I just noticed fhat you have Secure Boot: [Enabled]
you’re gonna want to switch that off to Disabled as it’ll prevent you from booting most if not all Linux distros(Archlinux install guide note 1.4 for reference)
also that looks like the default Acer/Lenovo BIOS menu but I could be wrong, if it is the case unfortunately unless you can create BIOS firmware I don’t think there’s an wasy way to customize that menu screen
Thanks for your answer. I will look into secure boot.
I don’t want to customize the boot menu. Its just that in the boot order list grub shows up as a bunch of gibberish (see right above the entry for the windows bootloader). Im worried that this might mean something is wrong. If it can get the name of the windows bootloader properly it should with grub too.

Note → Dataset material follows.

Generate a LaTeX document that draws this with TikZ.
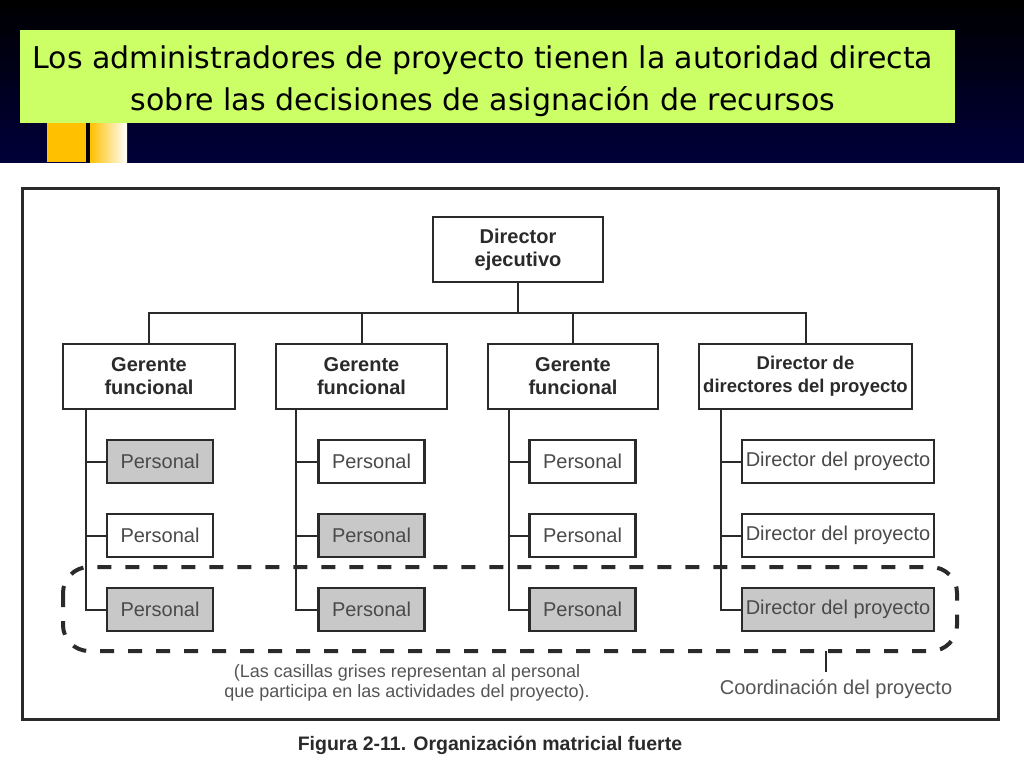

I didn’t realize at first but in the screenshot it does look like grub is showing up and as null characters(I think), unfortunately not sure why that is
hopefully someone else will have a better answer for you, so I’d recommend to try asking in your distro’s community
best of luck!
Good call, I used arch as it’s the one I’m most experienced with especially when it comes to grub and bios/uefi system configuration although on reflection it seems that I need to study a bit more before trying to provide help
Also… I have secure boot on and I run arch and have for the last 5 + years it runs just fine lol
I recommended disabling secure boot as all of the machines I tried to install linux had issues when it was enabled and at the time most if not all sources online recommended disabling it, if secure boot works fine now it just means that I need to study more and revise my data
When you install with a package manager you download a collection of files. Many of these files are not the program itself but are required to run the program you want, they are called dependencies. When downloaded this way all dependencies are visible to all programs. A lot of different programs use the same dependencies but sometimes different programs will need different versions of the same dependency. This can cause issues where a program tries to use an incompatible version and it’s called dependency hell.
Flatpack, snap, and appimage try to bundle the program you want with its dependencies in an isolated environment that only the program can see, so when another program that uses the same dependencies runs it cannot use the ones located in the isolated environment.
Flatpak and snap allow some shared space to avoid downloading the same files over and over again. Appimage does not and each appimage contains a completely isolated collection of everything need to run the program.
if you still didn’t discover it, try to take a bigger picture, i don’t use mint so i don’t remeber exactly where it was, but i csn remember with the bigger picture
Last night, I run pacman -Syu update and let it run overnight.
it failed when I woke up, I didn’t notice it and restart for newer kernel. Then the WM (sddm) fxxked up. I try to reboot it into mutli-user mode and reinstall kde plasma. it shows bunch of corrupted libraries errors LOL.